Hoy la compañía agrupa nueve marcas de calzado —incluidas Ipanema, Grendha y Cartago—, 11 plantas de producción —todas en Brasil—, 18.000 empleados e ingresos brutos anuales de 505 millones de euros. En 2024 despacharon 139,4 millones de pares de zapatos. Para ponernos en contexto, Birkenstock ronda los 34. Pero, según sostienen, más revelador que cuánto producen es cómo lo hacen. La compañía asegura que todos sus productos son 100% reciclables, se manufacturan en fábricas propias, situadas en Brasil, con cero residuos y un circuito de producción cerrado. “La sostenibilidad es una faceta fundamental de nuestro modelo de negocio. Incluso cuando no nos dábamos cuenta”, dice Pedó.

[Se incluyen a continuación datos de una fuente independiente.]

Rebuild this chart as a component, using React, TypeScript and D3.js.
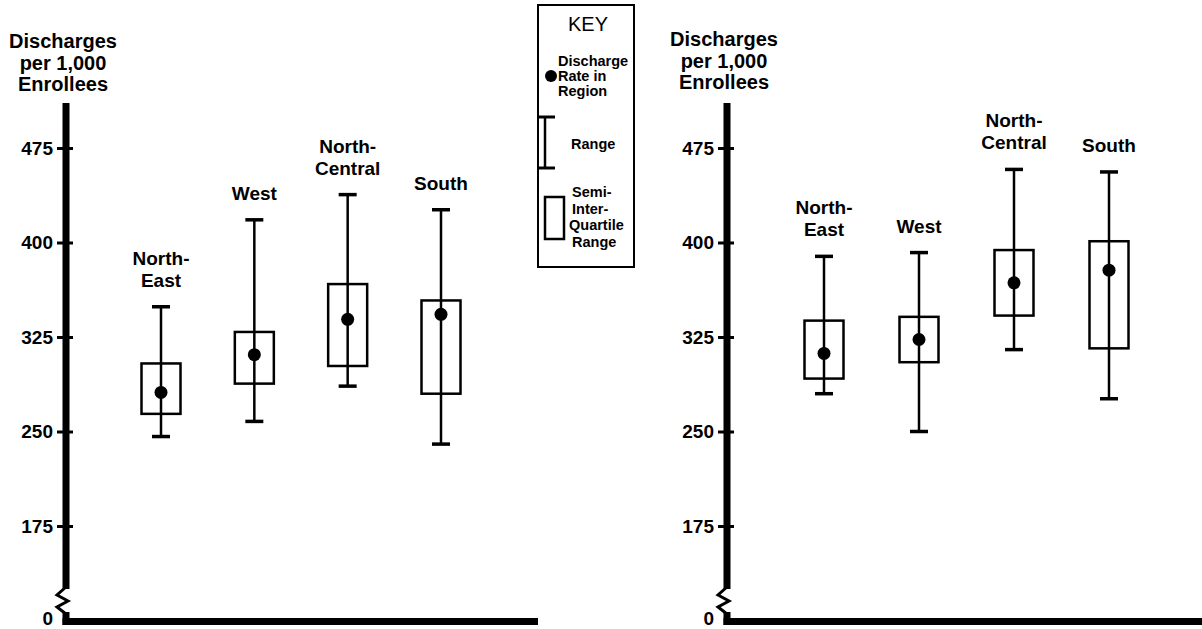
import React, { useEffect, useRef } from "react";
import * as d3 from "d3";

// ---- data ----
const CATEGORIES = ["North-East", "West", "North-Central", "South"];
const CATEGORY_LABEL_LINES = [["North-", "East"], ["West"], ["North-", "Central"], ["South"]];
const AXIS_TITLE_LINES = ["Discharges", "per 1,000", "Enrollees"];
const TICK_VALUES = [0, 175, 250, 325, 400, 475];
const TICK_LABELS = ["0", "175", "250", "325", "400", "475"];

// Left panel
const LEFT_MIN = [246, 258, 286, 240];
const LEFT_Q1 = [264, 288, 302, 280];
const LEFT_RATE = [281, 311, 339, 343];
const LEFT_Q3 = [304, 329, 367, 354];
const LEFT_MAX = [349, 418, 438, 426];

// Right panel
const RIGHT_MIN = [280, 250, 315, 276];
const RIGHT_Q1 = [292, 305, 342, 316];
const RIGHT_RATE = [312, 323, 368, 378];
const RIGHT_Q3 = [338, 341, 394, 401];
const RIGHT_MAX = [389, 392, 458, 456];

// Key
const KEY_TITLE = "KEY";
const KEY_RATE_LINES = ["Discharge", "Rate in", "Region"];
const KEY_RANGE_LABEL = "Range";
const KEY_SIQR_LINES = ["Semi-", "Inter-", "Quartile", "Range"];

const FONT = "'Liberation Sans', Arial, Helvetica, sans-serif";

export default function App() {
  const ref = useRef<SVGSVGElement | null>(null);

  useEffect(() => {
    const svg = d3.select(ref.current);
    svg.selectAll("*").remove();

    const y = d3.scaleLinear().domain([0, 175, 475]).range([621, 526, 148]);

    const panels = [
      {
        axisX: 66, xEnd: 538, catRange: [161, 441], titleY: 48,
        min: LEFT_MIN, q1: LEFT_Q1, rate: LEFT_RATE, q3: LEFT_Q3, max: LEFT_MAX,
      },
      {
        axisX: 727, xEnd: 1202, catRange: [824, 1109], titleY: 46,
        min: RIGHT_MIN, q1: RIGHT_Q1, rate: RIGHT_RATE, q3: RIGHT_Q3, max: RIGHT_MAX,
      },
    ];

    panels.forEach((p) => {
      const g = svg.append("g");
      const x = d3.scalePoint<string>().domain(CATEGORIES).range(p.catRange as [number, number]);

      // axis title
      const t = g.append("text")
        .attr("text-anchor", "middle")
        .attr("font-family", FONT)
        .attr("font-weight", "bold")
        .attr("font-size", 20);
      AXIS_TITLE_LINES.forEach((l, i) =>
        t.append("tspan").attr("x", p.axisX - 3).attr("y", p.titleY + i * 21.5).text(l)
      );

      // vertical axis line with break
      g.append("line")
        .attr("x1", p.axisX).attr("x2", p.axisX)
        .attr("y1", 103).attr("y2", 589)
        .attr("stroke", "#000").attr("stroke-width", 7);
      g.append("path")
        .attr("d", `M${p.axisX},587 L${p.axisX - 9},595 L${p.axisX + 2},601 L${p.axisX - 9},607 L${p.axisX},614`)
        .attr("fill", "none").attr("stroke", "#000").attr("stroke-width", 3);
      g.append("line")
        .attr("x1", p.axisX).attr("x2", p.axisX)
        .attr("y1", 612).attr("y2", 625)
        .attr("stroke", "#000").attr("stroke-width", 7);

      // baseline
      g.append("rect")
        .attr("x", p.axisX - 3.5).attr("y", y(0) - 3)
        .attr("width", p.xEnd - p.axisX + 3.5).attr("height", 7)
        .attr("fill", "#000");

      // ticks
      const axis = d3.axisLeft(y)
        .tickValues(TICK_VALUES)
        .tickFormat((d, i) => TICK_LABELS[i])
        .tickSize(9)
        .tickPadding(5);
      const ag = g.append("g").attr("transform", `translate(${p.axisX},0)`).call(axis);
      ag.select(".domain").remove();
      ag.selectAll(".tick line")
        .attr("x1", -9).attr("x2", 7)
        .attr("stroke", "#000").attr("stroke-width", 3)
        .filter((d: any) => d === 0).remove();
      ag.selectAll(".tick text")
        .attr("font-family", FONT)
        .attr("font-weight", "bold")
        .attr("font-size", 19)
        .attr("fill", "#000")
        .attr("x", -13)
        .filter((d: any) => d === 0)
        .attr("dy", "0.2em");
      ag.attr("font-family", null).attr("font-size", null);

      // boxes
      CATEGORIES.forEach((c, i) => {
        const cx = x(c) as number;
        const bw = 39;
        const capW = 18;
        // whisker
        g.append("line")
          .attr("x1", cx).attr("x2", cx)
          .attr("y1", y(p.max[i])).attr("y2", y(p.min[i]))
          .attr("stroke", "#000").attr("stroke-width", 2.5);
        [p.max[i], p.min[i]].forEach((v) =>
          g.append("line")
            .attr("x1", cx - capW / 2).attr("x2", cx + capW / 2)
            .attr("y1", y(v)).attr("y2", y(v))
            .attr("stroke", "#000").attr("stroke-width", 3.5)
        );
        // box
        g.append("rect")
          .attr("x", cx - bw / 2).attr("width", bw)
          .attr("y", y(p.q3[i])).attr("height", y(p.q1[i]) - y(p.q3[i]))
          .attr("fill", "none").attr("stroke", "#000").attr("stroke-width", 2.5);
        // rate dot
        g.append("circle")
          .attr("cx", cx).attr("cy", y(p.rate[i])).attr("r", 6.5)
          .attr("fill", "#000");
        // label
        const lines = CATEGORY_LABEL_LINES[i];
        const lt = g.append("text")
          .attr("text-anchor", "middle")
          .attr("font-family", FONT)
          .attr("font-weight", "bold")
          .attr("font-size", 19);
        lines.forEach((l, j) =>
          lt.append("tspan")
            .attr("x", cx)
            .attr("y", y(p.max[i]) - 20 - (lines.length - 1 - j) * 22)
            .text(l)
        );
      });
    });

    // ---- key ----
    const k = svg.append("g");
    k.append("rect")
      .attr("x", 538).attr("y", 5).attr("width", 96).attr("height", 262)
      .attr("fill", "#fff").attr("stroke", "#000").attr("stroke-width", 2);
    k.append("text")
      .attr("x", 588).attr("y", 31).attr("text-anchor", "middle")
      .attr("font-family", FONT).attr("font-size", 20).text(KEY_TITLE);
    const small = (xx: number, yy: number, s: string) =>
      k.append("text").attr("x", xx).attr("y", yy)
        .attr("font-family", FONT).attr("font-weight", "bold").attr("font-size", 14.5)
        .text(s);
    KEY_RATE_LINES.forEach((l, i) => small(558, 66 + i * 15, l));
    k.append("circle").attr("cx", 551).attr("cy", 76).attr("r", 6).attr("fill", "#000");
    // range glyph
    k.append("line").attr("x1", 545).attr("x2", 545).attr("y1", 117).attr("y2", 168)
      .attr("stroke", "#000").attr("stroke-width", 2.5);
    [117, 168].forEach((yy) =>
      k.append("line").attr("x1", 539).attr("x2", 555).attr("y1", yy).attr("y2", yy)
        .attr("stroke", "#000").attr("stroke-width", 3)
    );
    small(571, 149, KEY_RANGE_LABEL);
    // semi-interquartile glyph
    k.append("rect").attr("x", 545).attr("y", 197).attr("width", 19).attr("height", 42)
      .attr("fill", "none").attr("stroke", "#000").attr("stroke-width", 2.5);
    KEY_SIQR_LINES.forEach((l, i) => small(i === 2 ? 569 : 572, 197 + i * 16.5, l));
  }, []);

  return (
    <svg
      ref={ref}
      width={1202}
      height={629}
      style={{ position: "absolute", left: 0, top: 0, background: "#fff" }}
    />
  );
}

Una trabajadora, en una factoría con ejemplares del modelo Mini Melissa Possession Shiny.

El equipo de investigación y desarrollo lo integran 120 personas, y —según aseguran— su manera de funcionar está basada en la innovación de técnicas y materiales. Un par de Aranha solo tarda 26 segundos en fabricarse. Pero el material que usan, Melflex —una versión del PVC propia, exclusiva y patentada que es más flexible, resistente e impermeable—, lo introdujeron en 2007. Después llegarían la versión Velvet, con acabado mate, y el EVA biobasado de la colección Free —su superventas—, un copolímero que se produce a partir de la caña de azúcar en lugar de los combustibles fósiles habituales.

A la mala prensa del plástico responden con que el suyo no es de usar y tirar: “Los zapatos de Melissa tienen una vida muy larga”. El problema, dicen, no es el plástico, sino lo que se hace después con él. De ahí que en las 420 tiendas que tiene en Brasil haya contenedores donde jubilar los pares que ya no se quieran. De vuelta a las fábricas, se derriten y vuelta a empezar. Sostienen que, en 2023, ya llevaban 13.000 pares reutilizados. Se trata, dice Pedó, de “transformar un material corriente en un accesorio de moda, un objeto de diseño, una pieza de arte”.